At the beginning of this episode, we find out a Pakistani cab driver has been beaten up by four white men in a “retaliation” attack for Andrea’s murder. From Naz’s case, we understand there’s a much greater racial and religious strife erupting in the city. Credit to series creators Steven Zaillian and Richard Price for keeping this issue on the slow-boiling back burner, never addressing it in a head-on manner, which would be sanctimonious given the admirably non-preachy nature of the show. And, really, how much bigger a spotlight does the audience need to prove things aren’t too peaceful out there?
Delete your account
Thanks to Detective Box’s online sleuthing, we get a glimpse at Naz’s Facebook and Linkedin accounts — and insight into an incident from Naz’s past, when he pushed a student down a flight of stairs after being insulted with anti-Muslim slurs in the wake of 9/11.
One is the loneliest number
Chandra reveals to Stone that she has just recently gotten out of a long-term relationship. She does not, however, mention this to Naz when he calls her. From Rikers. On a cellular phone.
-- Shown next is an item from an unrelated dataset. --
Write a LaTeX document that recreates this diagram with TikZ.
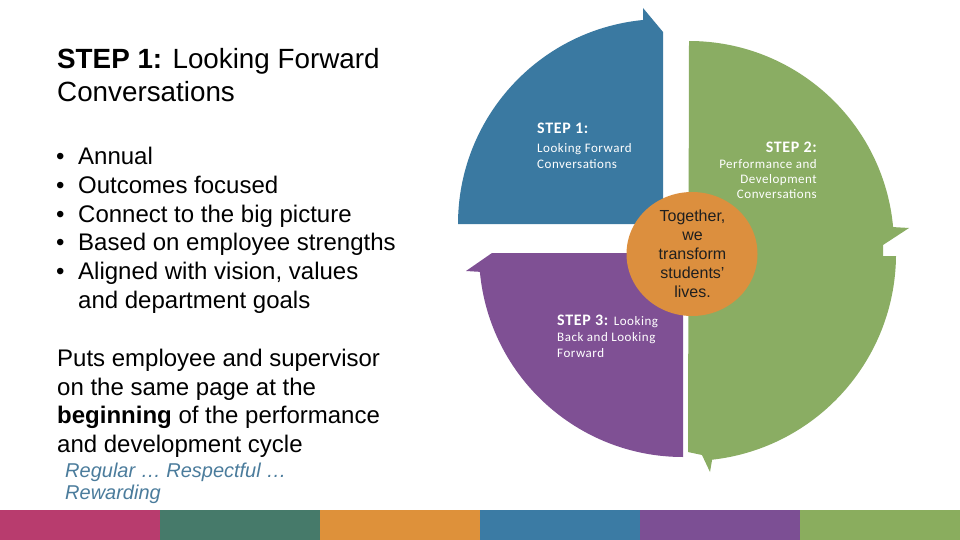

Chandra might be single, but for some strange reason she insists on pointing out in court that Helen Weiss is not. “Mrs. Weiss,” Chandra says to the jury, adding, “She prefers to be called Mrs.”
In very brief glimpses, we catch up with Naz’s family. His mother is working as a janitor, his father has a job as a food delivery man, and his brother is seen vandalizing the high school he was expelled from. Not the best of times.
The wisdom of Freddy
The Night Of is perhaps most fascinating for how its characters — on completely opposite sides of the narrative — echo each other throughout the show. This incredible exchange between Freddy and Naz sounds almost exactly like a similar one Naz and Stone had during their first meeting:
Freddy: “Dude [Stone] is okay from what I understand. Girl [Chandra] is too young.”
Naz: “She believes me.”
Freddy: “That ain’t important. Only a new lawyer wouldn’t know that.”
The episode ends, hauntingly, with Stone spying on Andrea’s stepfather, spotting an older woman at the gym to the main theme from Fargo. Everything tastes better with a dash of Carter Burwell mixed in.